One of the blockers of full hygiene is breaking it. While hygiene is nice, it is sometimes desired to define unhygienic identifiers, like in this example:
macro helper() {
struct HygieneOfUpper;
}
macro foo() {
helper!();
impl HygieneOfUpper {}
}
There are many different ways in which this would be used, so it needs to be quite flexible.
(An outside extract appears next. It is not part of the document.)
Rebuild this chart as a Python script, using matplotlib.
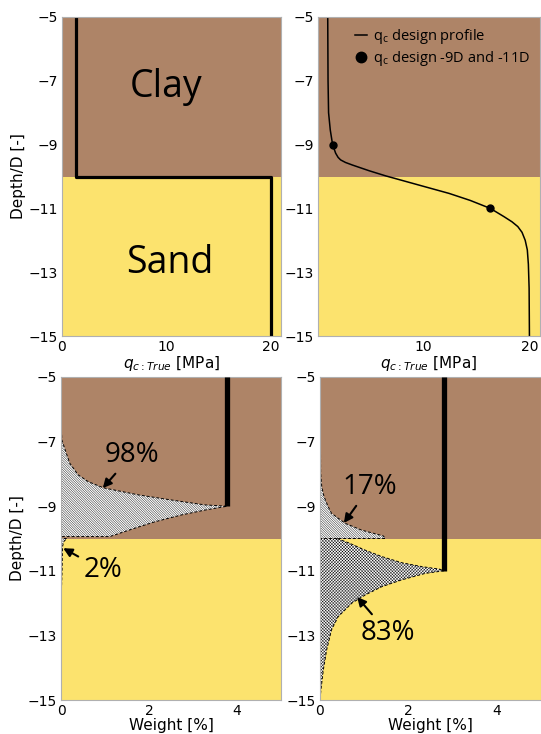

In the example above, the HygieneOfUpper
would just be lift up one level to the hygiene of foo
. I have seen some ideas, like a lift!()
macro that can be wrapped around macro invocations to lift the hygiene of all identifiers defined in the nested macro.
But I have come up with an idea that would solve this problem in a much better way in my opinion.
with_hygiene!(hygiene, ident)
This solution would introduce a new compiler intrinsic macro (that could also be implemented as a proc macro in userland I think?) that defines a new identifier ident
with the hygiene of hygiene
.
It's defined like this
macro with_hygiene($hy:ident, $idents:tt) {
/* expands to $idents but with all idents getting the hygiene of $hy */
}
The above example would be rewritten as:
macro helper($hy:ident) {
with_hygiene!($hy, struct HygieneOfUpper);
}
macro foo() {
helper!(hy);
impl HygieneOfUpper {}
}
Advantages:
- quite elegant in my opinion
- extremely flexible
- implementable as a proc macro, (I think?) so not much magic
- the user of the macro must opt-in to hygiene breaking
Disadvantages:
- needing to introduce all these unused
$hy
idents as params - a macro, so a bit awkward to use
I quite like this idea though, but I think it could be improved still.
What is your opinion on it, do you think it would be feasible?